Responding to several messages together, rather than sending a
series of fragmented messages...

Folks, I'm pleased to see so much interest on this list, but
note that the issue has already been extensively discussed on
the IETF list and elsewhere.  I'm copying Tina Dam, who has the
IDN lead for ICANN, on this message; if there is further
traffic, you might want to include her as well (or, for the
reasons discussed below, she might want to move part of the
conversation to an appropriate ICANN list).

--On Wednesday, 16 February, 2005 15:09 +0100 "JFC (Jefsey)
Morfin" <[EMAIL PROTECTED]> wrote:

>...
> Thank you for your response. Let assume this list is the
> missing International coordination list.
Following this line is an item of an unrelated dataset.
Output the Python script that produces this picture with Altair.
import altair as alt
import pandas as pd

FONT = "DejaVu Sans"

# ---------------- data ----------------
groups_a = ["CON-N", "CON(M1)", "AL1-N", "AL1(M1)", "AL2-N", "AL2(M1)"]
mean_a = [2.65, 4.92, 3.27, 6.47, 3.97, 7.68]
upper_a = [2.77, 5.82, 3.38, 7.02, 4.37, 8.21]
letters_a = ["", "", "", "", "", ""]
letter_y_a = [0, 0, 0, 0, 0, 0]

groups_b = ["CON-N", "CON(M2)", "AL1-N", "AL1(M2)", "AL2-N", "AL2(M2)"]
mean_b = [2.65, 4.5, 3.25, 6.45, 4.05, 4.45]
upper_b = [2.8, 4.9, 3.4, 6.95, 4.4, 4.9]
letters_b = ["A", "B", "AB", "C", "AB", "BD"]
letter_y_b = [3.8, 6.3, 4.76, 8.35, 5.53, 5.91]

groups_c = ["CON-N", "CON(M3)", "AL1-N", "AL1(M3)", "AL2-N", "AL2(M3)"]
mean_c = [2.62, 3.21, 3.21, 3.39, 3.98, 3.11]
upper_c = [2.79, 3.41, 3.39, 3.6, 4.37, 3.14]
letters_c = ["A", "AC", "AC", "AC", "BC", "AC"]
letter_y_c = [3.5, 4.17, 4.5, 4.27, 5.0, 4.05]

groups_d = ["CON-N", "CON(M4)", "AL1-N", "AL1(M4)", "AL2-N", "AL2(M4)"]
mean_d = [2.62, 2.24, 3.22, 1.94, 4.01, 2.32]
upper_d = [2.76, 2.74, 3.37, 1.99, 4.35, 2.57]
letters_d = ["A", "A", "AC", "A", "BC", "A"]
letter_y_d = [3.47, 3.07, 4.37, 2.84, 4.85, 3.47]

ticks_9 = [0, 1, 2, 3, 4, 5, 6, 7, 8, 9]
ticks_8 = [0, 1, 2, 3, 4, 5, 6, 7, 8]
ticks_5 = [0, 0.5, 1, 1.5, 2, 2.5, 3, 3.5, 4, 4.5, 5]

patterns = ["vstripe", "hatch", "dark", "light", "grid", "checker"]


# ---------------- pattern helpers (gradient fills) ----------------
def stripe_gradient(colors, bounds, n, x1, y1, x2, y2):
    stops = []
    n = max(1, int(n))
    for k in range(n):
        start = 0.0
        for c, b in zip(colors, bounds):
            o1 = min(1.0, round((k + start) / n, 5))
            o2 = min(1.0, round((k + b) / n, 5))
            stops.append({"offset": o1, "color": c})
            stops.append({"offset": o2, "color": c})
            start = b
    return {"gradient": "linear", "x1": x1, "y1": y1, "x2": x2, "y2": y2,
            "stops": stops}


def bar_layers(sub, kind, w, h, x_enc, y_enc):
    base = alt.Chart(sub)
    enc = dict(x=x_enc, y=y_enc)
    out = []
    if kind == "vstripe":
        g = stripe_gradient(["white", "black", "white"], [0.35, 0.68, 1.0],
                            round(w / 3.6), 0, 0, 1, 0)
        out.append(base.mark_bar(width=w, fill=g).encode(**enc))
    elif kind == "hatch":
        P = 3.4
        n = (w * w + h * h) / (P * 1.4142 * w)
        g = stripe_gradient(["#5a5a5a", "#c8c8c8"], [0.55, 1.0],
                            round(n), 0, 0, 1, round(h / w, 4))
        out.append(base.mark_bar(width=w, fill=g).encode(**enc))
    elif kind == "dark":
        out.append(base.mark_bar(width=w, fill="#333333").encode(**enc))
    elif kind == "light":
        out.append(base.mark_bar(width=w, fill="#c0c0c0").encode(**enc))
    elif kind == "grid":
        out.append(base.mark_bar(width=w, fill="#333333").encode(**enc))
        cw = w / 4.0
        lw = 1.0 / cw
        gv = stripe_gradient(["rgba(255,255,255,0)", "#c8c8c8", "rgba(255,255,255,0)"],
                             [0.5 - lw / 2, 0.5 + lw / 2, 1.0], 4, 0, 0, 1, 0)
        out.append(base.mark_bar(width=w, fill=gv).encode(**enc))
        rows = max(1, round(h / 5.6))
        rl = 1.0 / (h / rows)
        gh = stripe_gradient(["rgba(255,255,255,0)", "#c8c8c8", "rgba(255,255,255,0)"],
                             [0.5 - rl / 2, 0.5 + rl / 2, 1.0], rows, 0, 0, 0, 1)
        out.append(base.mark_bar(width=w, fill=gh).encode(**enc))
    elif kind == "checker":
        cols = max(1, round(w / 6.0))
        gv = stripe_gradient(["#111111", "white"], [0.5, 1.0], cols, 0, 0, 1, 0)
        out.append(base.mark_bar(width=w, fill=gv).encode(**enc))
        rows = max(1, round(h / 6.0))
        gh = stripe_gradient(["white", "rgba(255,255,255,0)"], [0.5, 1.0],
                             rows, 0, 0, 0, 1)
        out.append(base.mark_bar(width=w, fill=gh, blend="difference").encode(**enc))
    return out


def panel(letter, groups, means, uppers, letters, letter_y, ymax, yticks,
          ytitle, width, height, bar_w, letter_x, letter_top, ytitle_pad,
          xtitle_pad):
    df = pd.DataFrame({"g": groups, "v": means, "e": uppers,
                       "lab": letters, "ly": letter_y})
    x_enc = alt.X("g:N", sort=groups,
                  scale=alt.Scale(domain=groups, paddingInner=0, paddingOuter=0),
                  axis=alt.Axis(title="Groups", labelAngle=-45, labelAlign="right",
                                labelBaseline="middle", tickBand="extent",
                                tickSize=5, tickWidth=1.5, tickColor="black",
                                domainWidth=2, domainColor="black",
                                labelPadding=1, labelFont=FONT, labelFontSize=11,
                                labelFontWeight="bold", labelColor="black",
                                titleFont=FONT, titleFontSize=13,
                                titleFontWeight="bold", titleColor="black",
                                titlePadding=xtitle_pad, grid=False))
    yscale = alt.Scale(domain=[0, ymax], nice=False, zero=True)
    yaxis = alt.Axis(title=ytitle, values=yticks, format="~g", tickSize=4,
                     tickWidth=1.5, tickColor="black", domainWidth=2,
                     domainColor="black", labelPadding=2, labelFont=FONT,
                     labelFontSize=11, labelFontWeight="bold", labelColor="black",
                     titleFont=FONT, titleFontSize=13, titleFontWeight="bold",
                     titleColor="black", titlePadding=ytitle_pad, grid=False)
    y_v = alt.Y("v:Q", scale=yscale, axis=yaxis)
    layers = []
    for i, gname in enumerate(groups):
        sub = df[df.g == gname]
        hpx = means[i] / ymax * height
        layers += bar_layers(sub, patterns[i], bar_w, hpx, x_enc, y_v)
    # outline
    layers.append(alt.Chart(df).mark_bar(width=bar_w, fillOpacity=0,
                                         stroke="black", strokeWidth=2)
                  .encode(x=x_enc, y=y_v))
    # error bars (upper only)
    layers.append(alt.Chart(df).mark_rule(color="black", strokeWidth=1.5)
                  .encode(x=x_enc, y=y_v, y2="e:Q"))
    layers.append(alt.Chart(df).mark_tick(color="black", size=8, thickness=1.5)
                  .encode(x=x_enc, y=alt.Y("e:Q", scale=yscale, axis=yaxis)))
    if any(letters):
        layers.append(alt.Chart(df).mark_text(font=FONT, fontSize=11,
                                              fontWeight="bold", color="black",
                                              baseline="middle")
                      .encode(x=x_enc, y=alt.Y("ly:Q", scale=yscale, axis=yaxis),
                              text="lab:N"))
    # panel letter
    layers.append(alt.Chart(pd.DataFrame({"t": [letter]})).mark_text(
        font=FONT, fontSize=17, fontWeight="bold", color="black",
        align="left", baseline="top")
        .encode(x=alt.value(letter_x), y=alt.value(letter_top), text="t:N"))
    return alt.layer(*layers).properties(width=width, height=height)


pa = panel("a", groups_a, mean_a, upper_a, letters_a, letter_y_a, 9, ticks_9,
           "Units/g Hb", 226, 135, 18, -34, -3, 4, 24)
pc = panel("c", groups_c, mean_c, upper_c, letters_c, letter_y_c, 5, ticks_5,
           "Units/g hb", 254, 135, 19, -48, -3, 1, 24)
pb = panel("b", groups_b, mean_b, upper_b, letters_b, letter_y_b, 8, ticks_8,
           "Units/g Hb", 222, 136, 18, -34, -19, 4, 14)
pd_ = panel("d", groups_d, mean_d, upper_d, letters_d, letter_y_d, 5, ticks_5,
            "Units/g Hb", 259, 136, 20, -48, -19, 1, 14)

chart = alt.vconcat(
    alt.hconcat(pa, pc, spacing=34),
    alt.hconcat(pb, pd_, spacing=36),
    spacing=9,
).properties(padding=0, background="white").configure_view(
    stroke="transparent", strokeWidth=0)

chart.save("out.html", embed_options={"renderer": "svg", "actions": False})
While I think that an "International coordination list" would be
helpful, my assumption is that ICANN's idn-discuss list (see
http://www.icann.org/topics/idn.html for subscription
information and some other information that might be useful) is
intended to serve that purpose.  It is pretty clearly not this,
or any other, IETF list: the IETF made a series of fairly
explicit decisions to not get into the business of deciding what
things could or could not be registered within the very broad
coding mechanisms specified as part of IDNA.

>  As you know we are
> in a gray situation regarding the IANA and language tags.
> There is the RFC 3066 which accepts ISO 639 as a reference and
> which permits the language "specialists" (ISO and W3C) of the
> http://www.alvestrand.no/mailman/listinfo/ietf-languages
> mailing list to discuss missing languages. This is clean.
> 
> But then we have a confusion.
> 
> 1. When you register a IANA tag, you are to register it by
> language, script and ccTLD. This is clear.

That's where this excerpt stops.